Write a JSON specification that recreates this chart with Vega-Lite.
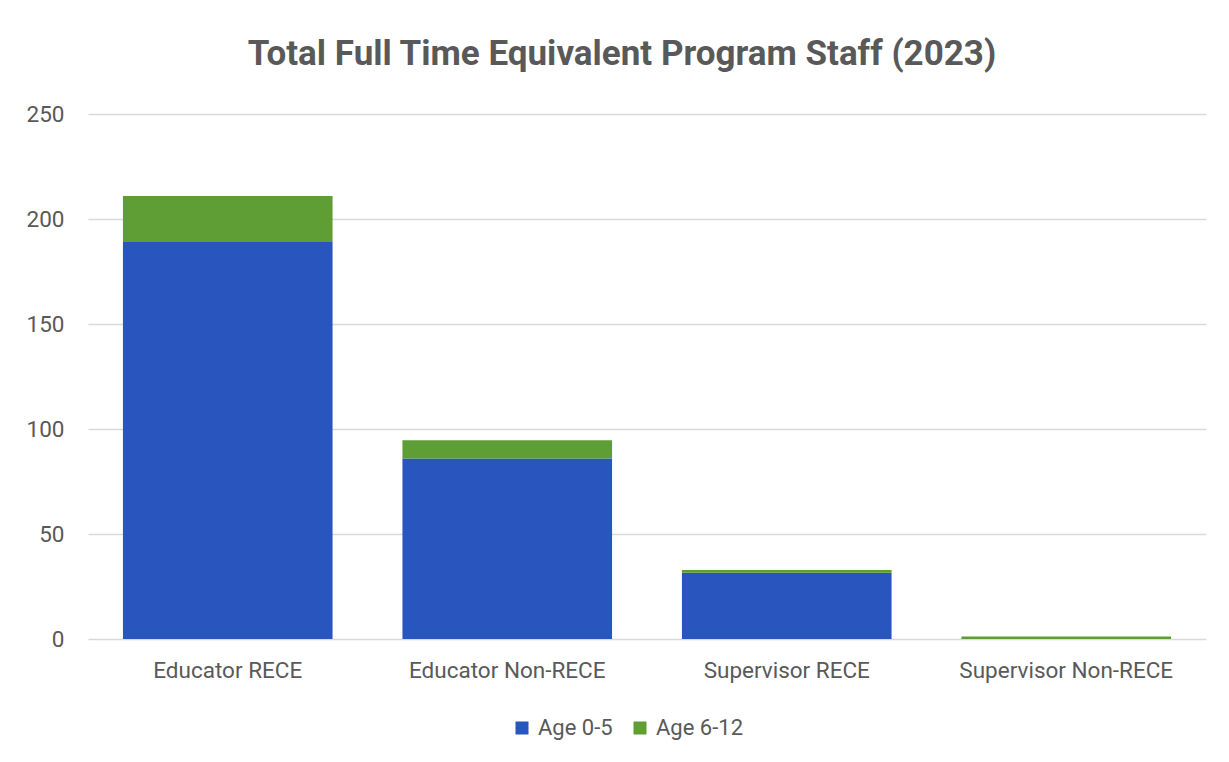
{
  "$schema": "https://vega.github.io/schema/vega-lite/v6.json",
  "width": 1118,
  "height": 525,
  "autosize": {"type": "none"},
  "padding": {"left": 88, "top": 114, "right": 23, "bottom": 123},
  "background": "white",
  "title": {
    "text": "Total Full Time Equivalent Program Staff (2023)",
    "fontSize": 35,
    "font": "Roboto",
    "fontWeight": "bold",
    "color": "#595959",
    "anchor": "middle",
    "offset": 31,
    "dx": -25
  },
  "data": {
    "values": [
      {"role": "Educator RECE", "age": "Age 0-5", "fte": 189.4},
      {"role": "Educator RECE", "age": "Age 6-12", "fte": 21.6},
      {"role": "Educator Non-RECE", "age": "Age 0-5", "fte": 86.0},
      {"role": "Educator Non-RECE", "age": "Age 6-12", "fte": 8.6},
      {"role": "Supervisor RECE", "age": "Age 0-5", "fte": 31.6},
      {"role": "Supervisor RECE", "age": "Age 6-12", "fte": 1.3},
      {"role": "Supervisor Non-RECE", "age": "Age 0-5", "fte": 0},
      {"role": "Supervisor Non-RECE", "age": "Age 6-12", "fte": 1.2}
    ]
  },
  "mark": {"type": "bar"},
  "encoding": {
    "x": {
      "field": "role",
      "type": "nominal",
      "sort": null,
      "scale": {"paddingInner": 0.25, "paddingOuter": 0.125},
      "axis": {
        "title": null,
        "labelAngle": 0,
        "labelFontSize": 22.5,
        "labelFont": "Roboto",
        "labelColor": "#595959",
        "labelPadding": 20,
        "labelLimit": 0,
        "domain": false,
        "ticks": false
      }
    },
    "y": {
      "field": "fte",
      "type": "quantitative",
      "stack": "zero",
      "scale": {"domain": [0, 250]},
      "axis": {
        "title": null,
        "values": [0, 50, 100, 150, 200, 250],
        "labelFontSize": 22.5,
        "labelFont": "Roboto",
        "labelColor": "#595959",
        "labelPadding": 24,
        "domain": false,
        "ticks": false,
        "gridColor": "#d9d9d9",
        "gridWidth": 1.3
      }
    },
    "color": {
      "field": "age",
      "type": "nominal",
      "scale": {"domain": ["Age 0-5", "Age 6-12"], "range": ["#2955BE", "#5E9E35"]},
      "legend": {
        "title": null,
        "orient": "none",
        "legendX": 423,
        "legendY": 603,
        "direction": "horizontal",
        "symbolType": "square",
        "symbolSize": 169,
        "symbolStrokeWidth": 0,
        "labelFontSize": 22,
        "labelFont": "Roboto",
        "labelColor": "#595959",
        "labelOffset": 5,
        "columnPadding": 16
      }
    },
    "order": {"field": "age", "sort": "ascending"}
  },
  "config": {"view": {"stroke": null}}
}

_TASK REQUIREMENTS_. Output the lines above in full and exactly as given, omitting any pictures.

_IN RESPONSE_.
Write a JSON specification that recreates this chart with Vega-Lite.
{
  "$schema": "https://vega.github.io/schema/vega-lite/v6.json",
  "width": 1118,
  "height": 525,
  "autosize": {"type": "none"},
  "padding": {"left": 88, "top": 114, "right": 23, "bottom": 123},
  "background": "white",
  "title": {
    "text": "Total Full Time Equivalent Program Staff (2023)",
    "fontSize": 35,
    "font": "Roboto",
    "fontWeight": "bold",
    "color": "#595959",
    "anchor": "middle",
    "offset": 31,
    "dx": -25
  },
  "data": {
    "values": [
      {"role": "Educator RECE", "age": "Age 0-5", "fte": 189.4},
      {"role": "Educator RECE", "age": "Age 6-12", "fte": 21.6},
      {"role": "Educator Non-RECE", "age": "Age 0-5", "fte": 86.0},
      {"role": "Educator Non-RECE", "age": "Age 6-12", "fte": 8.6},
      {"role": "Supervisor RECE", "age": "Age 0-5", "fte": 31.6},
      {"role": "Supervisor RECE", "age": "Age 6-12", "fte": 1.3},
      {"role": "Supervisor Non-RECE", "age": "Age 0-5", "fte": 0},
      {"role": "Supervisor Non-RECE", "age": "Age 6-12", "fte": 1.2}
    ]
  },
  "mark": {"type": "bar"},
  "encoding": {
    "x": {
      "field": "role",
      "type": "nominal",
      "sort": null,
      "scale": {"paddingInner": 0.25, "paddingOuter": 0.125},
      "axis": {
        "title": null,
        "labelAngle": 0,
        "labelFontSize": 22.5,
        "labelFont": "Roboto",
        "labelColor": "#595959",
        "labelPadding": 20,
        "labelLimit": 0,
        "domain": false,
        "ticks": false
      }
    },
    "y": {
      "field": "fte",
      "type": "quantitative",
      "stack": "zero",
      "scale": {"domain": [0, 250]},
      "axis": {
        "title": null,
        "values": [0, 50, 100, 150, 200, 250],
        "labelFontSize": 22.5,
        "labelFont": "Roboto",
        "labelColor": "#595959",
        "labelPadding": 24,
        "domain": false,
        "ticks": false,
        "gridColor": "#d9d9d9",
        "gridWidth": 1.3
      }
    },
    "color": {
      "field": "age",
      "type": "nominal",
      "scale": {"domain": ["Age 0-5", "Age 6-12"], "range": ["#2955BE", "#5E9E35"]},
      "legend": {
        "title": null,
        "orient": "none",
        "legendX": 423,
        "legendY": 603,
        "direction": "horizontal",
        "symbolType": "square",
        "symbolSize": 169,
        "symbolStrokeWidth": 0,
        "labelFontSize": 22,
        "labelFont": "Roboto",
        "labelColor": "#595959",
        "labelOffset": 5,
        "columnPadding": 16
      }
    },
    "order": {"field": "age", "sort": "ascending"}
  },
  "config": {"view": {"stroke": null}}
}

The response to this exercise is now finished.